▶ YOUR GOAL:
Report all lines holding "using".

▶ INPUT FOR THIS TASK:
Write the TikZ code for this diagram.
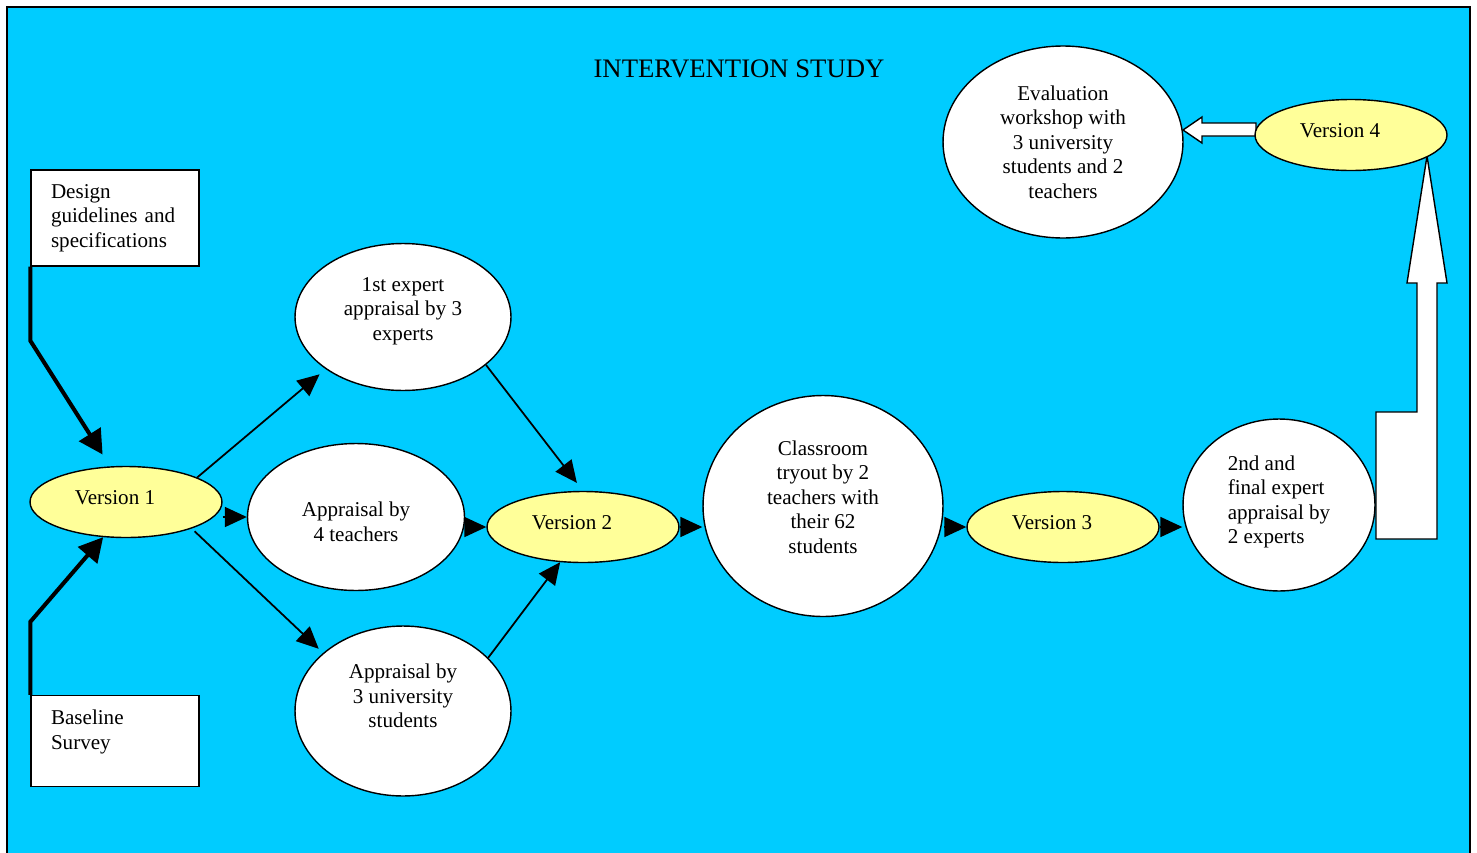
\documentclass[tikz,border=0pt]{standalone}
\usepackage{fontspec}
\setmainfont{Liberation Serif}
\usetikzlibrary{shapes.geometric,arrows.meta}
\definecolor{skyblue}{HTML}{00CCFF}
\definecolor{paleyellow}{HTML}{FFFF99}
\tikzset{
  txt/.style={font=\fontsize{12}{14}\selectfont, align=center, inner sep=0pt},
  stage/.style={shape=ellipse, draw=black, fill=white, line width=0.8pt},
  version/.style={shape=ellipse, draw=black, fill=paleyellow, line width=0.8pt,
    minimum width=3.84cm, minimum height=1.42cm,
    label={[txt,xshift=-0.22cm,yshift=0.08cm]center:#1}},
  inbox/.style={shape=rectangle, draw=black, fill=white, line width=0.8pt, minimum width=3.36cm},
  flow/.style={-{Triangle[length=0.44cm,width=0.4cm]}, line width=1pt},
  feed/.style={-{Triangle[length=0.48cm,width=0.5cm]}, line width=2.3pt},
  block/.style={draw=black, fill=white, line width=0.8pt}
}
\begin{document}
\begin{tikzpicture}[x=0.02cm,y=-0.02cm]
\useasboundingbox (0,0) rectangle (1477,852);
\clip (0,0) rectangle (1477,852);

%background frame and title
\draw [fill=skyblue, line width=1.2pt] (7,7) rectangle (1470,900);
\node [txt, font=\fontsize{15.2}{17}\selectfont] at (739,69) (title) {INTERVENTION STUDY};

%draw input boxes
\node [inbox, minimum height=1.92cm, label={[txt, align=left, text width=2.56cm]center:{Design\\guidelines and\\specifications}}] at (115,218) (design) {};
\node [inbox, minimum height=1.82cm, label={[txt, align=left, text width=2.56cm, yshift=0.18cm]center:{Baseline\\Survey}}] at (115,741) (base) {};

%hollow block arrows (drawn under the ellipses)
\draw [block] (1256,123) -- (1202,123) -- (1202,117) -- (1183,130) -- (1202,143) -- (1202,136) -- (1256,136) -- cycle;
\draw [block] (1376,539) -- (1376,412) -- (1417,412) -- (1417,283) -- (1407,283) -- (1427,156) -- (1447,283) -- (1437,283) -- (1437,539) -- cycle;

%draw versions
\node [version=Version 1] at (126,502) (v1) {};
\node [version=Version 2] at (583,527) (v2) {};
\node [version=Version 3] at (1063,527) (v3) {};
\node [version=Version 4] at (1351,135) (v4) {};

%draw appraisal and tryout stages
\node [stage, minimum width=4.32cm, minimum height=2.94cm, label={[txt,yshift=0.12cm]center:{1st expert\\appraisal by 3\\experts}}] at (403,317) (exp1) {};
\node [stage, minimum width=4.34cm, minimum height=2.94cm, label={[txt,yshift=-0.1cm]center:{Appraisal by\\4 teachers}}] at (356,517) (teach4) {};
\node [stage, minimum width=4.32cm, minimum height=3.4cm, label={[txt,yshift=0.3cm]center:{Appraisal by\\3 university\\students}}] at (403,711) (univ3) {};
\node [stage, minimum width=4.8cm, minimum height=4.42cm, label={[txt,yshift=0.18cm]center:{Classroom\\tryout by 2\\teachers with\\their 62\\students}}] at (823,506) (tryout) {};
\node [stage, minimum width=3.84cm, minimum height=3.44cm, label={[txt,align=left,yshift=0.06cm]center:{2nd and\\final expert\\appraisal by\\2 experts}}] at (1279,505) (exp2) {};
\node [stage, minimum width=4.8cm, minimum height=3.84cm, label={[txt]center:{Evaluation\\workshop with\\3 university\\students and 2\\teachers}}] at (1063,142) (eval) {};

%inputs into version 1
\draw [feed, shorten >=0.28cm] (design.south west) -- ++(0,74) -- (v1.114);
\draw [feed] (base.north west) -- ++(0,-73) -- (v1.237);

%version 1 out to the appraisals
\draw [flow, shorten >=0.16cm] (v1.19) -- (exp1.214);
\draw [flow] (v1.east |- teach4.west) -- (teach4.west);
\draw [flow, shorten <=0.08cm, shorten >=0.12cm] (v1.-22) -- (univ3.144);

%appraisals into version 2
\draw [flow, shorten >=0.2cm] (exp1.-30) -- (v2.north);
\draw [flow] (teach4.east |- v2.west) -- (v2.west);
\draw [flow] (univ3.32) -- (v2.237);

%along the middle row
\draw [flow] (v2.east) -- (tryout.west |- v2.east);
\draw [flow] (tryout.east |- v3.west) -- (v3.west);
\draw [flow] (v3.east) -- (exp2.west |- v3.east);
\end{tikzpicture}
\end{document}
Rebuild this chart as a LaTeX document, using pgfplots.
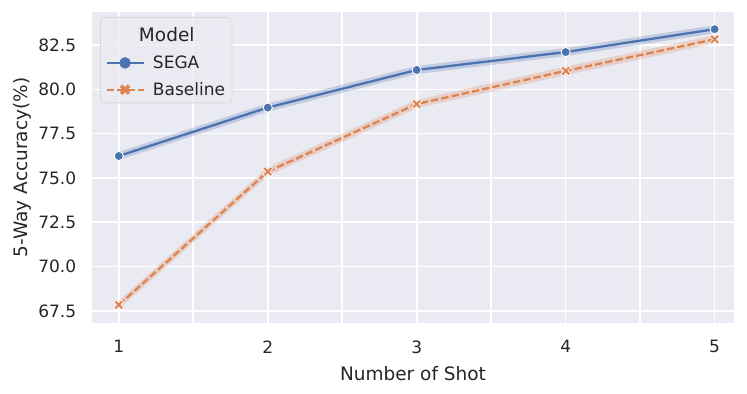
\documentclass[border=0pt]{standalone}
\usepackage{fontspec}
\setmainfont{DejaVu Sans}
\usepackage{pgfplots}
\pgfplotsset{compat=1.18}
\definecolor{bgc}{HTML}{EAEAF2}
\definecolor{sblue}{HTML}{4C72B0}
\definecolor{sorange}{HTML}{DD8452}
\definecolor{txt}{HTML}{262626}
\pgfdeclareplotmark{fatx}{%
  \pgfsetbuttcap
  \pgfsetlinewidth{3.6bp}\pgfsetstrokecolor{white}%
  \pgfpathmoveto{\pgfqpoint{-\pgfplotmarksize}{-\pgfplotmarksize}}\pgfpathlineto{\pgfqpoint{\pgfplotmarksize}{\pgfplotmarksize}}%
  \pgfpathmoveto{\pgfqpoint{-\pgfplotmarksize}{\pgfplotmarksize}}\pgfpathlineto{\pgfqpoint{\pgfplotmarksize}{-\pgfplotmarksize}}%
  \pgfusepathqstroke
  \pgfsetlinewidth{2.1bp}\pgfsetstrokecolor{sorange}%
  \pgfpathmoveto{\pgfqpoint{-0.85\pgfplotmarksize}{-0.85\pgfplotmarksize}}\pgfpathlineto{\pgfqpoint{0.85\pgfplotmarksize}{0.85\pgfplotmarksize}}%
  \pgfpathmoveto{\pgfqpoint{-0.85\pgfplotmarksize}{0.85\pgfplotmarksize}}\pgfpathlineto{\pgfqpoint{0.85\pgfplotmarksize}{-0.85\pgfplotmarksize}}%
  \pgfusepathqstroke
}
\begin{document}
\begin{tikzpicture}
\begin{axis}[
  name=ax,
  scale only axis,
  width=642bp, height=311bp,
  xmin=0.82, xmax=5.13,
  ymin=66.82, ymax=84.36,
  axis background/.style={fill=bgc},
  axis line style={draw=none},
  major tick length=0pt, minor tick length=0pt,
  xtick={1,2,3,4,5},
  minor xtick={1.5,2.5,3.5,4.5},
  ytick={67.5,70,72.5,75,77.5,80,82.5},
  yticklabel style={/pgf/number format/fixed, /pgf/number format/fixed zerofill, /pgf/number format/precision=1},
  /pgf/number format/assume math mode=true,
  xmajorgrids, ymajorgrids, xminorgrids,
  grid style={white, line width=1.6bp},
  minor grid style={white, line width=1.6bp},
  ticklabel style={font=\fontsize{17bp}{20bp}\selectfont, text=txt},
  label style={font=\fontsize{18.5bp}{22bp}\selectfont, text=txt},
  xticklabel style={yshift=-14bp},
  yticklabel style={xshift=-12.3bp},
  xlabel={Number of Shot},
  ylabel={5-Way Accuracy(\%)},
  xlabel style={yshift=-6bp},
  ylabel style={yshift=0bp},
  legend style={at={(0.0125,0.984)}, anchor=north west, draw=black!15, line width=0.8bp, fill=bgc, fill opacity=0.8, text opacity=1, rounded corners=4bp, font=\fontsize{17bp}{20bp}\selectfont, text=txt, row sep=8.5bp, inner xsep=5bp, inner ysep=4bp},
  legend cell align=left,
]
% confidence bands
\addplot[fill=sblue, fill opacity=0.25, draw=none, forget plot] coordinates {
 (1,76.47) (2,79.20) (3,81.32) (4,82.33) (5,83.62)
 (5,83.16) (4,81.87) (3,80.86) (2,78.74) (1,76.01) } -- cycle;
\addplot[fill=sorange, fill opacity=0.25, draw=none, forget plot] coordinates {
 (1,68.07) (2,75.60) (3,79.41) (4,81.28) (5,83.05)
 (5,82.59) (4,80.80) (3,78.93) (2,75.12) (1,67.61) } -- cycle;
\addplot[sblue, line width=2.3bp, mark=*, mark size=4.6bp, mark options={fill=sblue, draw=white, line width=0.9bp}, forget plot]
 coordinates {(1,76.24) (2,78.97) (3,81.09) (4,82.10) (5,83.39)};
\addplot[sorange, line width=2.3bp, dash pattern=on 7.5bp off 3bp, mark=fatx, mark size=4.2bp, mark options={solid}, forget plot]
 coordinates {(1,67.84) (2,75.36) (3,79.17) (4,81.04) (5,82.82)};
\addlegendimage{empty legend}
\addlegendentry{\hspace*{-14bp}\rule{0pt}{18.5bp}\fontsize{18.5bp}{22bp}\selectfont Model}
\addlegendimage{legend image code/.code={\draw[sblue, line width=2.3bp, draw opacity=1] (0bp,0bp) -- (37bp,0bp); \fill[sblue, fill opacity=1] (18.5bp,0bp) circle (5.3bp); \path (44bp,0bp);}}
\addlegendentry{SEGA}
\addlegendimage{legend image code/.code={\draw[sorange, line width=2.3bp, draw opacity=1, dash pattern=on 7.5bp off 3bp] (0bp,0bp) -- (37bp,0bp); \draw[sorange, line width=3.6bp, draw opacity=1] (14.5bp,-4bp) -- (22.5bp,4bp) (14.5bp,4bp) -- (22.5bp,-4bp); \path (44bp,0bp);}}
\addlegendentry{Baseline}
\end{axis}
\path (ax.south west) ++(-92bp,-71bp) coordinate (bl);
\path (ax.north east) ++(13bp,12bp) coordinate (tr);
\path (bl) rectangle (tr);
\end{tikzpicture}
\end{document}
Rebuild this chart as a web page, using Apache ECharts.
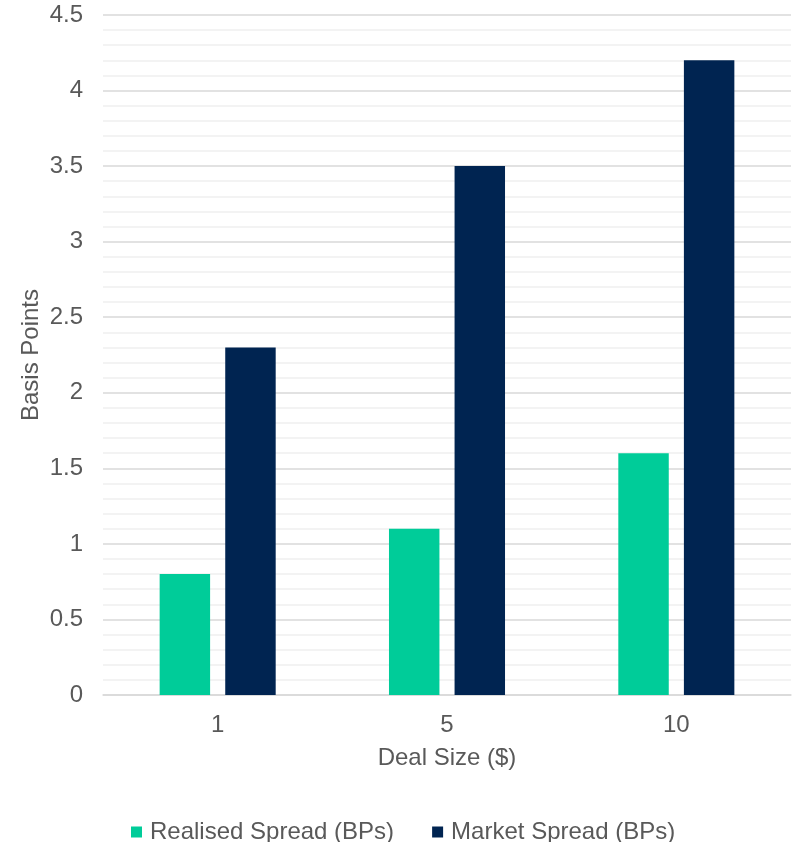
<!DOCTYPE html>
<html>
<head>
<meta charset="utf-8">
<script src="https://cdn.jsdelivr.net/npm/echarts@6/dist/echarts.min.js"></script>
<style>html,body{margin:0;padding:0;background:#fff}#c{width:792px;height:842px}</style>
</head>
<body>
<div id="c"></div>
<script>
var categories = ['1', '5', '10'];
var realisedSpread = [0.8, 1.1, 1.6];
var marketSpread = [2.3, 3.5, 4.2];
var seriesNames = ['Realised Spread (BPs)', 'Market Spread (BPs)'];

var FONT = '"Liberation Sans", Arial, sans-serif';
var FS = 24;
var chart = echarts.init(document.getElementById('c'));
chart.setOption({
  animation: false,
  textStyle: {fontFamily: FONT},
  grid: {left: 103, right: 1, top: 15, bottom: 147, containLabel: false},
  legend: {
    top: 815, left: 126,
    itemWidth: 11, itemHeight: 11, itemGap: 38,
    icon: 'rect',
    textStyle: {color: '#595959', fontSize: FS, fontFamily: FONT, padding: [0, 0, 0, 3]},
    data: seriesNames
  },
  xAxis: {
    type: 'category', data: categories,
    name: 'Deal Size ($)', nameLocation: 'middle', nameGap: 51,
    nameMoveOverlap: false,
    nameTextStyle: {color: '#595959', fontSize: FS, fontFamily: FONT},
    axisLine: {lineStyle: {color: '#d9d9d9', width: 1.5}},
    axisTick: {show: false},
    axisLabel: {color: '#595959', fontSize: FS, margin: 18, fontFamily: FONT}
  },
  yAxis: {
    type: 'value', min: 0, max: 4.5, interval: 0.5,
    name: 'Basis Points', nameLocation: 'middle', nameGap: 60,
    nameMoveOverlap: false,
    nameTextStyle: {color: '#595959', fontSize: FS, fontFamily: FONT},
    axisLine: {show: false}, axisTick: {show: false},
    axisLabel: {color: '#595959', fontSize: FS, margin: 20, fontFamily: FONT},
    splitLine: {lineStyle: {color: '#d9d9d9', width: 1.5}},
    minorTick: {show: false, splitNumber: 5},
    minorSplitLine: {show: true, lineStyle: {color: '#f0f0f0', width: 1.5}}
  },
  series: [
    {name: seriesNames[0], type: 'bar', data: realisedSpread, barWidth: '22%', barGap: '30%',
     itemStyle: {color: '#00CC99'}},
    {name: seriesNames[1], type: 'bar', data: marketSpread, barWidth: '22%', barGap: '30%',
     itemStyle: {color: '#002451'}}
  ]
});
</script>
</body>
</html>
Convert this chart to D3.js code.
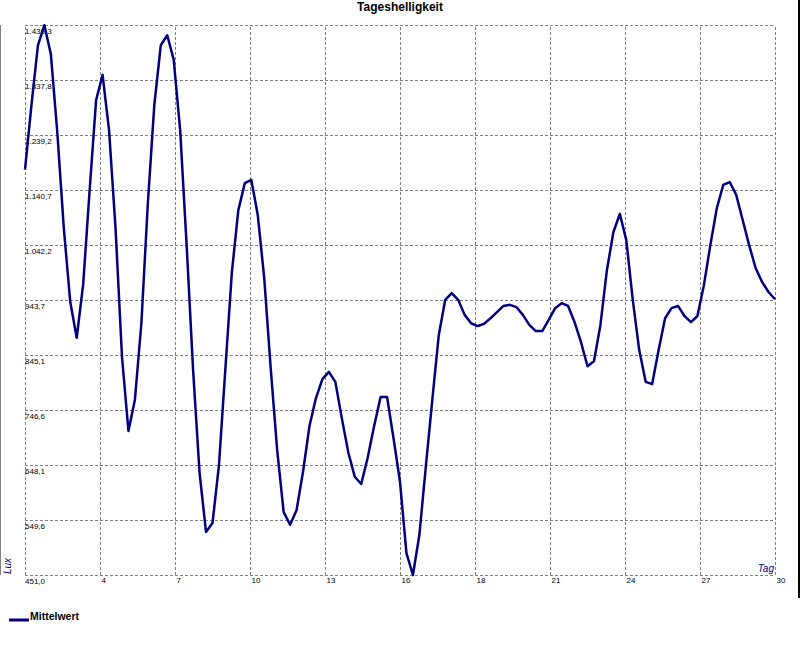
<!DOCTYPE html>
<html><head><meta charset="utf-8">
<script src="https://cdn.jsdelivr.net/npm/d3@7"></script>
<style>
body{margin:0;background:#fff;}
svg{display:block;font-family:Arial,"Liberation Sans",sans-serif;}
</style></head>
<body>
<svg id="chart" width="800" height="650"></svg>
<script>
const title = "Tageshelligkeit";
const seriesName = "Mittelwert";
const xAxisTitle = "Tag";
const yAxisTitle = "Lux";

// sample times (days, 4 samples per day)
const times = [1,1.25,1.5,1.75,2,2.25,2.5,2.75,3,3.25,3.5,3.75,4,4.25,4.5,4.75,5,5.25,5.5,5.75,
6,6.25,6.5,6.75,7,7.25,7.5,7.75,8,8.25,8.5,8.75,9,9.25,9.5,9.75,10,10.25,10.5,10.75,
11,11.25,11.5,11.75,12,12.25,12.5,12.75,13,13.25,13.5,13.75,14,14.25,14.5,14.75,15,15.25,15.5,15.75,
16,16.25,16.5,16.75,17,17.25,17.5,17.75,18,18.25,18.5,18.75,19,19.25,19.5,19.75,20,20.25,20.5,20.75,
21,21.25,21.5,21.75,22,22.25,22.5,22.75,23,23.25,23.5,23.75,24,24.25,24.5,24.75,25,25.25,25.5,25.75,
26,26.25,26.5,26.75,27,27.25,27.5,27.75,28,28.25,28.5,28.75,29,29.25,29.5,29.75,30];

// Mittelwert (Lux)
const luxValues = [1177,1293,1400,1436,1384,1243,1073,940,876,972,
1141,1302,1347,1248,1073,842,709,765,902,1117,
1293,1400,1418,1374,1248,1042,818,634,528,544,
648,822,994,1105,1153,1159,1096,983,822,675,
564,541,567,636,718,768,802,815,797,732,
671,627,614,661,718,770,770,696,618,490,
451,523,646,765,881,944,956,944,917,902,
897,901,911,922,933,935,931,917,899,888,
888,908,929,938,933,904,868,825,834,899,
997,1065,1098,1051,944,854,797,793,854,911,
929,933,915,904,915,970,1042,1108,1150,1155,
1132,1087,1042,1001,976,958,945];

const xTicks = [1,3.9,6.8,9.7,12.6,15.5,18.4,21.3,24.2,27.1,30];
const xTickLabels = ["","4","7","10","13","16","18","21","24","27","30"];
const yTicks = [451.0,549.53,648.06,746.59,845.12,943.65,1042.18,1140.71,1239.24,1337.77,1436.3];
const yTickLabels = ["451,0","549,6","648,1","746,6","845,1","943,7","1.042,2","1.140,7","1.239,2","1.337,8","1.436,3"];

const L = 25, R = 775, T = 25, B = 575;
const svg = d3.select("#chart");
svg.append("rect").attr("width",800).attr("height",650).attr("fill","#fff");

const x = d3.scaleLinear().domain([1,30]).range([L,R]);
const y = d3.scaleLinear().domain([451.0,1436.3]).range([B,T]);

const grid = "#808080";
const fam = "Arial,'Liberation Sans',sans-serif";
// x grid + labels
const gx = svg.append("g").attr("transform",`translate(0,${B})`)
  .call(d3.axisBottom(x).tickValues(xTicks).tickSize(-(B-T)).tickFormat((d,i)=>xTickLabels[i]));
gx.select(".domain").remove();
gx.selectAll(".tick line").attr("stroke",grid).attr("stroke-dasharray","3,2");
gx.selectAll(".tick text").attr("text-anchor","start").attr("x",1).attr("y",8).attr("dy",0)
  .attr("font-size","8px").attr("fill","#000").attr("font-family",fam);

// y grid + labels
const gy = svg.append("g").attr("transform",`translate(${L},0)`)
  .call(d3.axisLeft(y).tickValues(yTicks).tickSize(-(R-L)).tickFormat((d,i)=>yTickLabels[i]));
gy.select(".domain").remove();
gy.selectAll(".tick line").attr("stroke",grid).attr("stroke-dasharray","3,2");
gy.selectAll(".tick text").attr("text-anchor","start").attr("x",0).attr("y",8).attr("dy",0)
  .attr("font-size","8px").attr("fill","#000").attr("font-family",fam);

// border lines
svg.append("line").attr("x1",0.5).attr("x2",0.5).attr("y1",T).attr("y2",B).attr("stroke","#808080").attr("stroke-width",1);
svg.append("line").attr("x1",799).attr("x2",799).attr("y1",0).attr("y2",598).attr("stroke","#000").attr("stroke-width",2);

// data line
const data = times.map((t,i)=>({t, v: luxValues[i]}));
const line = d3.line().x(d=>x(d.t)).y(d=>y(d.v)).curve(d3.curveLinear);
svg.append("path").datum(data).attr("d",line)
  .attr("fill","none").attr("stroke","#000080").attr("stroke-width",2.5).attr("stroke-linejoin","round");

// title
svg.append("text").attr("x",400).attr("y",11).attr("text-anchor","middle")
  .attr("font-size","12px").attr("font-weight","bold").text(title);

// axis titles
svg.append("text").attr("transform","translate(11,574) rotate(-90)")
  .attr("font-size","10px").attr("font-style","italic").attr("fill","#000080").text(yAxisTitle);
svg.append("text").attr("x",774).attr("y",572).attr("text-anchor","end")
  .attr("font-size","10px").attr("font-style","italic").attr("fill","#000080").text(xAxisTitle);

// legend
svg.append("line").attr("x1",9).attr("x2",29).attr("y1",620).attr("y2",620)
  .attr("stroke","#000080").attr("stroke-width",3);
svg.append("text").attr("x",30).attr("y",620).attr("font-size","10.5px").attr("font-weight","bold").text(seriesName);
</script>
</body></html>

▶ THE RESPONSE:
Rebuild this chart as a LaTeX document, using pgfplots.
Rebuild this chart as a web page, using Apache ECharts.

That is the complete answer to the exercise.